### Your objective
Quote all lines below exactly. Images stay out.
————————
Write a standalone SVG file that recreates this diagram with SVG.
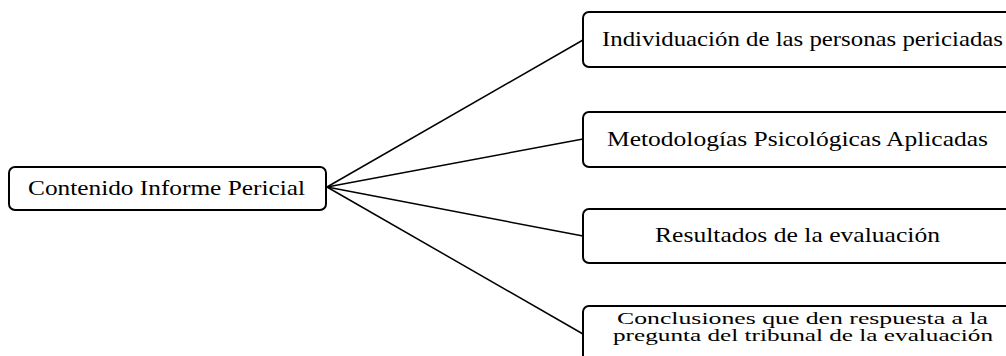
<svg xmlns="http://www.w3.org/2000/svg" width="1006" height="356" viewBox="0 0 1006 356">
  <style>
    .box { fill: #ffffff; stroke: #000000; stroke-width: 2; }
    .link { fill: none; stroke: #000000; stroke-width: 1.5; }
    .label { font-family: "Liberation Serif", "Times New Roman", serif; font-size: 22px; fill: #000000; }
    .small { font-size: 17px; }
  </style>
  <rect width="1006" height="356" fill="#ffffff"/>

  <!-- connectors from the root node to each child -->
  <g id="connectors">
    <line class="link" x1="327" y1="187" x2="583" y2="40"/>
    <line class="link" x1="327" y1="187" x2="583" y2="139"/>
    <line class="link" x1="327" y1="187" x2="583" y2="236"/>
    <line class="link" x1="327" y1="187" x2="583" y2="334"/>
  </g>

  <g id="root">
    <rect class="box" x="9" y="167" width="317" height="43" rx="6"/>
    <text class="label" x="28" y="195" textLength="277" lengthAdjust="spacingAndGlyphs">Contenido Informe Pericial</text>
  </g>

  <g id="individuacion">
    <rect class="box" x="583" y="12" width="440" height="55" rx="6"/>
    <text class="label" x="602" y="46" textLength="401" lengthAdjust="spacingAndGlyphs">Individuación de las personas periciadas</text>
  </g>

  <g id="metodologias">
    <rect class="box" x="583" y="112" width="440" height="55" rx="6"/>
    <text class="label" x="607" y="146" textLength="381" lengthAdjust="spacingAndGlyphs">Metodologías Psicológicas Aplicadas</text>
  </g>

  <g id="resultados">
    <rect class="box" x="583" y="209" width="440" height="54" rx="6"/>
    <text class="label" x="655" y="242" textLength="285" lengthAdjust="spacingAndGlyphs">Resultados de la evaluación</text>
  </g>

  <g id="conclusiones">
    <rect class="box" x="583" y="306" width="440" height="60" rx="6"/>
    <text class="label small" x="617" y="324" textLength="371" lengthAdjust="spacingAndGlyphs">Conclusiones que den respuesta a la</text>
    <text class="label small" x="613" y="341" textLength="380" lengthAdjust="spacingAndGlyphs">pregunta del tribunal de la evaluación</text>
  </g>
</svg>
————————
### Solution to the problem
Write a standalone SVG file that recreates this diagram with SVG.
<svg xmlns="http://www.w3.org/2000/svg" width="1006" height="356" viewBox="0 0 1006 356">
  <style>
    .box { fill: #ffffff; stroke: #000000; stroke-width: 2; }
    .link { fill: none; stroke: #000000; stroke-width: 1.5; }
    .label { font-family: "Liberation Serif", "Times New Roman", serif; font-size: 22px; fill: #000000; }
    .small { font-size: 17px; }
  </style>
  <rect width="1006" height="356" fill="#ffffff"/>

  <!-- connectors from the root node to each child -->
  <g id="connectors">
    <line class="link" x1="327" y1="187" x2="583" y2="40"/>
    <line class="link" x1="327" y1="187" x2="583" y2="139"/>
    <line class="link" x1="327" y1="187" x2="583" y2="236"/>
    <line class="link" x1="327" y1="187" x2="583" y2="334"/>
  </g>

  <g id="root">
    <rect class="box" x="9" y="167" width="317" height="43" rx="6"/>
    <text class="label" x="28" y="195" textLength="277" lengthAdjust="spacingAndGlyphs">Contenido Informe Pericial</text>
  </g>

  <g id="individuacion">
    <rect class="box" x="583" y="12" width="440" height="55" rx="6"/>
    <text class="label" x="602" y="46" textLength="401" lengthAdjust="spacingAndGlyphs">Individuación de las personas periciadas</text>
  </g>

  <g id="metodologias">
    <rect class="box" x="583" y="112" width="440" height="55" rx="6"/>
    <text class="label" x="607" y="146" textLength="381" lengthAdjust="spacingAndGlyphs">Metodologías Psicológicas Aplicadas</text>
  </g>

  <g id="resultados">
    <rect class="box" x="583" y="209" width="440" height="54" rx="6"/>
    <text class="label" x="655" y="242" textLength="285" lengthAdjust="spacingAndGlyphs">Resultados de la evaluación</text>
  </g>

  <g id="conclusiones">
    <rect class="box" x="583" y="306" width="440" height="60" rx="6"/>
    <text class="label small" x="617" y="324" textLength="371" lengthAdjust="spacingAndGlyphs">Conclusiones que den respuesta a la</text>
    <text class="label small" x="613" y="341" textLength="380" lengthAdjust="spacingAndGlyphs">pregunta del tribunal de la evaluación</text>
  </g>
</svg>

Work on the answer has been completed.